Without the pictures, set down every line of the data exactly.
======== Source material
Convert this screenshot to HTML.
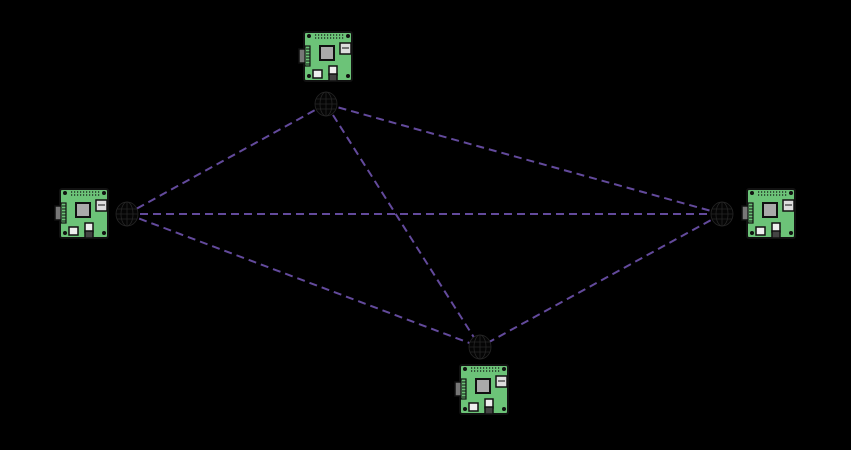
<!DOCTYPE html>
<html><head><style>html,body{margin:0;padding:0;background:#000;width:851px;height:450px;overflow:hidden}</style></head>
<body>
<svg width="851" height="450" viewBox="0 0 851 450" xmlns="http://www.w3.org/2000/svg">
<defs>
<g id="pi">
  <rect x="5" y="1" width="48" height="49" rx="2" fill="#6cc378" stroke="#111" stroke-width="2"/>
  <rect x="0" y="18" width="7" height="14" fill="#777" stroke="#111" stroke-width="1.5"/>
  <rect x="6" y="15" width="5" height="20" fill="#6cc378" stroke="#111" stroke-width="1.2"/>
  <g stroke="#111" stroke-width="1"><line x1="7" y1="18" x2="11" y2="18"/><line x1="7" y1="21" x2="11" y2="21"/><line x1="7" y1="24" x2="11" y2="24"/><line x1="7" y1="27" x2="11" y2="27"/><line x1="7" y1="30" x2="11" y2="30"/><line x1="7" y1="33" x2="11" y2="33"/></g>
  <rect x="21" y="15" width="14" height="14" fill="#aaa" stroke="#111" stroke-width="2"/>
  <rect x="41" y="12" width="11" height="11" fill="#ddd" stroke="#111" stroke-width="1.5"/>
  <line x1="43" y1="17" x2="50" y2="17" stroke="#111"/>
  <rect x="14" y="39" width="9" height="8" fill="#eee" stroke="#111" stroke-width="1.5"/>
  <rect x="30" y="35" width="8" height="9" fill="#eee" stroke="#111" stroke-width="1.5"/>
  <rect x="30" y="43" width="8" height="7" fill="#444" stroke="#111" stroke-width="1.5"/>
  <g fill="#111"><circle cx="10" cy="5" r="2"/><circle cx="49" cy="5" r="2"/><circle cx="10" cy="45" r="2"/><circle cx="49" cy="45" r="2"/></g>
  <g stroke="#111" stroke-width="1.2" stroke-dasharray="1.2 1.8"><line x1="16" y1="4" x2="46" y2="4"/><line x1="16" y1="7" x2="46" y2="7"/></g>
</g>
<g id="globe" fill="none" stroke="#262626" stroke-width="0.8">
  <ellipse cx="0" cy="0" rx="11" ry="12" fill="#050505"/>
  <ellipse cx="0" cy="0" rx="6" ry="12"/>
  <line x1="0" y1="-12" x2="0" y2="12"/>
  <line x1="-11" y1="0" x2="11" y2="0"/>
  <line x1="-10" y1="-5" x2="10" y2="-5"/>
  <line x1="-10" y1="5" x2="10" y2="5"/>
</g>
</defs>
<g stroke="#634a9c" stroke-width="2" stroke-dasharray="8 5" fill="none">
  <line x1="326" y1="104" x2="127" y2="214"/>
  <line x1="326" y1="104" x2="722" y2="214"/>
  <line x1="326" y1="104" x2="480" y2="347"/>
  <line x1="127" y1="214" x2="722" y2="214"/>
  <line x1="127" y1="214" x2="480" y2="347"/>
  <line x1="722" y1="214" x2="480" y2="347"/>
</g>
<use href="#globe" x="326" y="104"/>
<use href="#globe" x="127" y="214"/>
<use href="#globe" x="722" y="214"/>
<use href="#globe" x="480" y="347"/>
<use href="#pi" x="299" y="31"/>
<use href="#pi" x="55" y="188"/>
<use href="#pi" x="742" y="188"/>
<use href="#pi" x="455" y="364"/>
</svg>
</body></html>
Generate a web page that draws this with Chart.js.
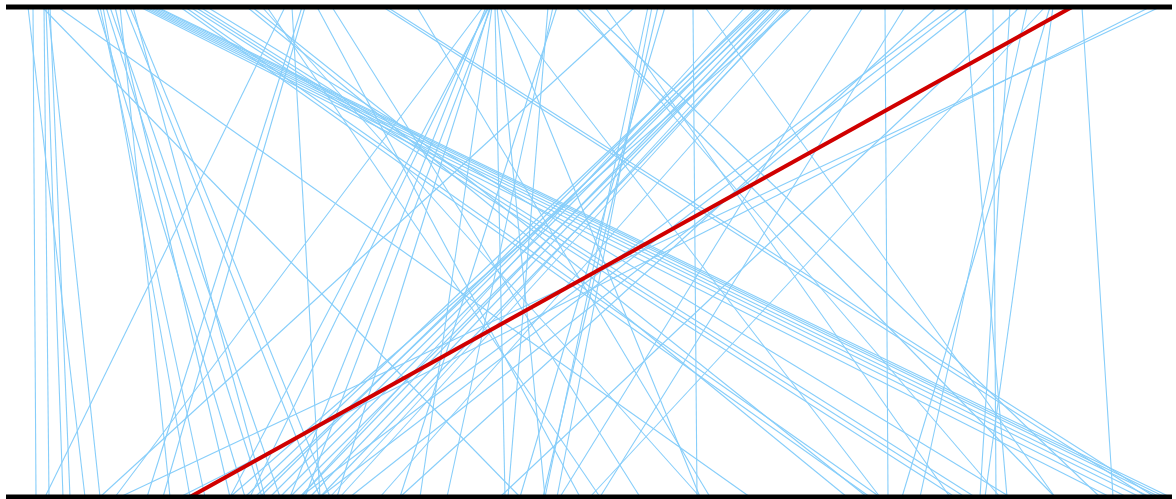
================
**Worked solution**
Convert this screenshot to HTML.
<!DOCTYPE html>
<html><head><style>html,body{margin:0;padding:0;background:#000;width:851px;height:450px;overflow:hidden}</style></head>
<body>
<svg width="851" height="450" viewBox="0 0 851 450" xmlns="http://www.w3.org/2000/svg">
<defs>
<g id="pi">
  <rect x="5" y="1" width="48" height="49" rx="2" fill="#6cc378" stroke="#111" stroke-width="2"/>
  <rect x="0" y="18" width="7" height="14" fill="#777" stroke="#111" stroke-width="1.5"/>
  <rect x="6" y="15" width="5" height="20" fill="#6cc378" stroke="#111" stroke-width="1.2"/>
  <g stroke="#111" stroke-width="1"><line x1="7" y1="18" x2="11" y2="18"/><line x1="7" y1="21" x2="11" y2="21"/><line x1="7" y1="24" x2="11" y2="24"/><line x1="7" y1="27" x2="11" y2="27"/><line x1="7" y1="30" x2="11" y2="30"/><line x1="7" y1="33" x2="11" y2="33"/></g>
  <rect x="21" y="15" width="14" height="14" fill="#aaa" stroke="#111" stroke-width="2"/>
  <rect x="41" y="12" width="11" height="11" fill="#ddd" stroke="#111" stroke-width="1.5"/>
  <line x1="43" y1="17" x2="50" y2="17" stroke="#111"/>
  <rect x="14" y="39" width="9" height="8" fill="#eee" stroke="#111" stroke-width="1.5"/>
  <rect x="30" y="35" width="8" height="9" fill="#eee" stroke="#111" stroke-width="1.5"/>
  <rect x="30" y="43" width="8" height="7" fill="#444" stroke="#111" stroke-width="1.5"/>
  <g fill="#111"><circle cx="10" cy="5" r="2"/><circle cx="49" cy="5" r="2"/><circle cx="10" cy="45" r="2"/><circle cx="49" cy="45" r="2"/></g>
  <g stroke="#111" stroke-width="1.2" stroke-dasharray="1.2 1.8"><line x1="16" y1="4" x2="46" y2="4"/><line x1="16" y1="7" x2="46" y2="7"/></g>
</g>
<g id="globe" fill="none" stroke="#262626" stroke-width="0.8">
  <ellipse cx="0" cy="0" rx="11" ry="12" fill="#050505"/>
  <ellipse cx="0" cy="0" rx="6" ry="12"/>
  <line x1="0" y1="-12" x2="0" y2="12"/>
  <line x1="-11" y1="0" x2="11" y2="0"/>
  <line x1="-10" y1="-5" x2="10" y2="-5"/>
  <line x1="-10" y1="5" x2="10" y2="5"/>
</g>
</defs>
<g stroke="#634a9c" stroke-width="2" stroke-dasharray="8 5" fill="none">
  <line x1="326" y1="104" x2="127" y2="214"/>
  <line x1="326" y1="104" x2="722" y2="214"/>
  <line x1="326" y1="104" x2="480" y2="347"/>
  <line x1="127" y1="214" x2="722" y2="214"/>
  <line x1="127" y1="214" x2="480" y2="347"/>
  <line x1="722" y1="214" x2="480" y2="347"/>
</g>
<use href="#globe" x="326" y="104"/>
<use href="#globe" x="127" y="214"/>
<use href="#globe" x="722" y="214"/>
<use href="#globe" x="480" y="347"/>
<use href="#pi" x="299" y="31"/>
<use href="#pi" x="55" y="188"/>
<use href="#pi" x="742" y="188"/>
<use href="#pi" x="455" y="364"/>
</svg>
</body></html>
Generate a web page that draws this with Chart.js.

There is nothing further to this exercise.